Wave–Particle Duality of Light
Physics ·The speed of light in a vacuum can be derived from the fundamental constants of permittivity (\(\epsilon_0\)) and permeability (\(\mu_0\)), illustrating light’s wave-like properties:
\[c = \frac{1}{\sqrt{\epsilon_0\mu_0}}\]Conversely, when considering light as a collection of particles known as photons, its speed can also be represented as the ratio of a photon’s energy to its momentum:
\[c = \frac{E_{photon}}{p_{photon}} = \nu\lambda = \frac{\omega}{k}\]Here, the energy (\(E_{photon}\)) and momentum (\(p_{photon}\)) of a photon are given by:
\(E_{photon} = \hbar\omega\) \(p_{photon} = \hbar k\)
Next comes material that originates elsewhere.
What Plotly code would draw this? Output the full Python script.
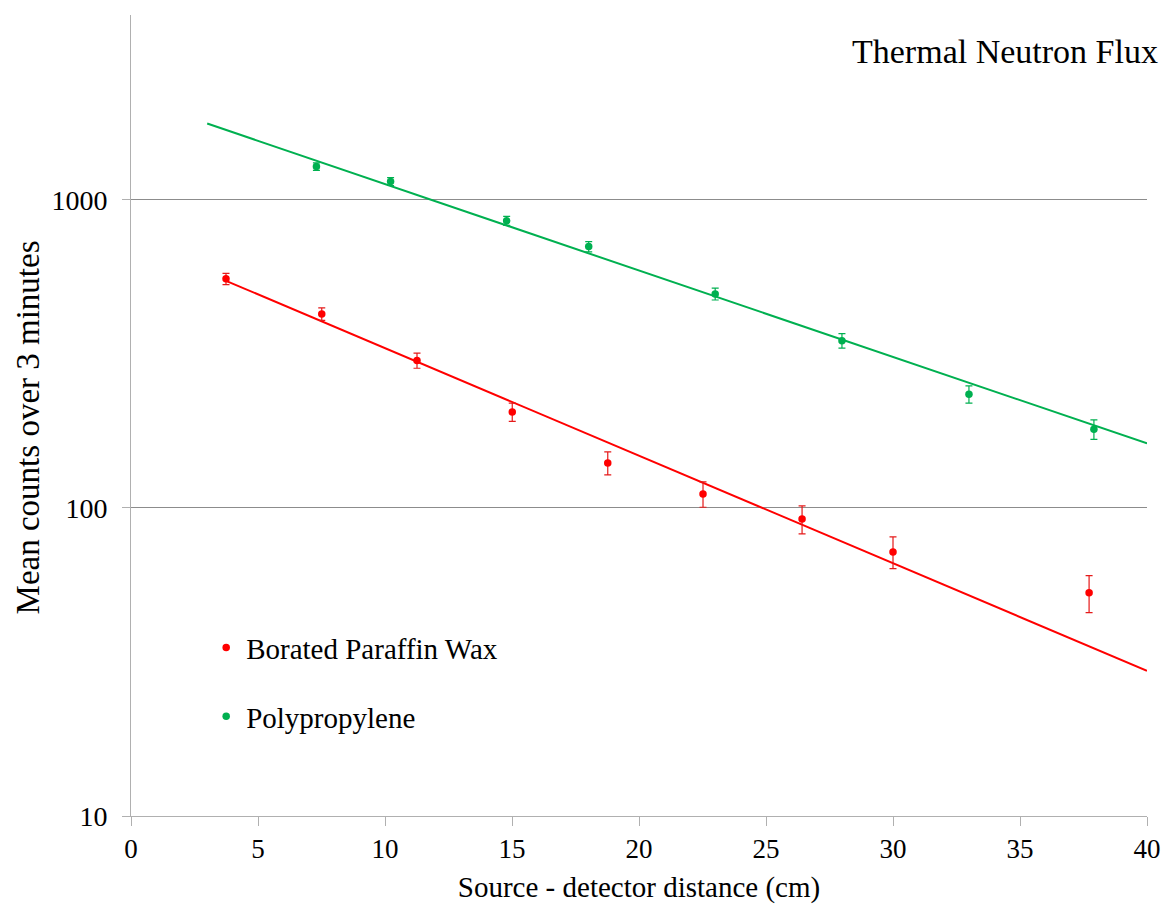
import plotly.graph_objects as go

# Measured mean counts (3-minute runs) vs source-detector distance
paraffin_x = [3.74, 7.51, 11.26, 15.01, 18.77, 22.52, 26.42, 30.0, 37.72]
paraffin_y = [554, 426, 301, 205, 140, 111, 92, 72, 53]
paraffin_err = [23, 20, 17, 14, 12, 10.5, 9.6, 8.5, 7.3]

poly_x = [7.30, 10.22, 14.79, 18.02, 23.0, 27.99, 32.99, 37.91]
poly_y = [1283, 1147, 855, 705, 495, 349, 234, 180]
poly_err = [36, 34, 29, 27, 22, 19, 15, 13]

# Exponential trend lines (end points)
paraffin_trend_x = [3.74, 40]
paraffin_trend_y = [546, 29.6]
poly_trend_x = [3.0, 40]
poly_trend_y = [1769, 162]

y_ticks = [10, 100, 1000]
x_ticks = [0, 5, 10, 15, 20, 25, 30, 35, 40]

RED = "#FF0000"
GREEN = "#00B050"
FONT = "Liberation Serif, Times New Roman, serif"

fig = go.Figure()

fig.add_trace(go.Scatter(
    x=paraffin_trend_x, y=paraffin_trend_y, mode="lines",
    line=dict(color=RED, width=2), showlegend=False, hoverinfo="skip"))
fig.add_trace(go.Scatter(
    x=poly_trend_x, y=poly_trend_y, mode="lines",
    line=dict(color=GREEN, width=2), showlegend=False, hoverinfo="skip"))

fig.add_trace(go.Scatter(
    x=paraffin_x, y=paraffin_y, mode="markers", name="Borated Paraffin Wax",
    legendgroup="a",
    marker=dict(color=RED, size=7.5),
    error_y=dict(type="data", array=paraffin_err, color="#E51A1A", thickness=1.2, width=3.5)))
fig.add_trace(go.Scatter(
    x=poly_x, y=poly_y, mode="markers", name="Polypropylene",
    legendgroup="b",
    marker=dict(color=GREEN, size=7.5),
    error_y=dict(type="data", array=poly_err, color=GREEN, thickness=1.2, width=3.5)))

fig.update_layout(
    width=1166, height=904,
    margin=dict(l=131, r=19, t=15, b=88),
    paper_bgcolor="white", plot_bgcolor="white",
    font=dict(family=FONT, color="black", size=27),
    showlegend=True,
    legend=dict(x=0.074, y=0.242, xanchor="left", yanchor="top",
                bgcolor="rgba(0,0,0,0)", tracegroupgap=28,
                font=dict(family=FONT, size=29)),
    annotations=[
        dict(text="Thermal Neutron Flux", xref="paper", yref="paper",
             x=1.013, y=0.954, xanchor="right", yanchor="middle",
             showarrow=False, font=dict(family=FONT, size=34)),
        dict(text="Mean counts over 3 minutes", xref="paper", yref="paper",
             x=-0.101, y=0.4856, xanchor="center", yanchor="middle",
             textangle=-90, showarrow=False, font=dict(family=FONT, size=33)),
    ],
)

fig.update_xaxes(
    range=[0, 40], tickvals=x_ticks, ticks="outside", ticklen=9, tickcolor="#b0b0b0",
    showline=True, linecolor="#b0b0b0", linewidth=1, showgrid=False, zeroline=False,
    automargin=False, tickfont=dict(size=27),
    title=dict(text="Source - detector distance (cm)", font=dict(size=29), standoff=13))

fig.update_yaxes(
    type="log", range=[1, 3.6], tickvals=y_ticks, ticktext=[str(v) for v in y_ticks],
    ticks="outside", ticklen=8, tickcolor="#b0b0b0", ticklabelstandoff=9,
    showline=True, linecolor="#b0b0b0", linewidth=1,
    showgrid=True, gridcolor="#8c8c8c", gridwidth=1, zeroline=False,
    automargin=False, tickfont=dict(size=28))

fig.write_html("out.html")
where \(\omega\) is the angular frequency and \(k\) is the wave vector, linked to the frequency (\(\nu\)) and wavelength (\(\lambda\)) of light by:
\(\omega = 2\pi\nu\) \(k = \frac{2\pi}{\lambda}\)
In these expressions, \(\hbar\) denotes the reduced Planck’s constant, a fundamental quantity in quantum mechanics that relates the energy of a photon to its frequency.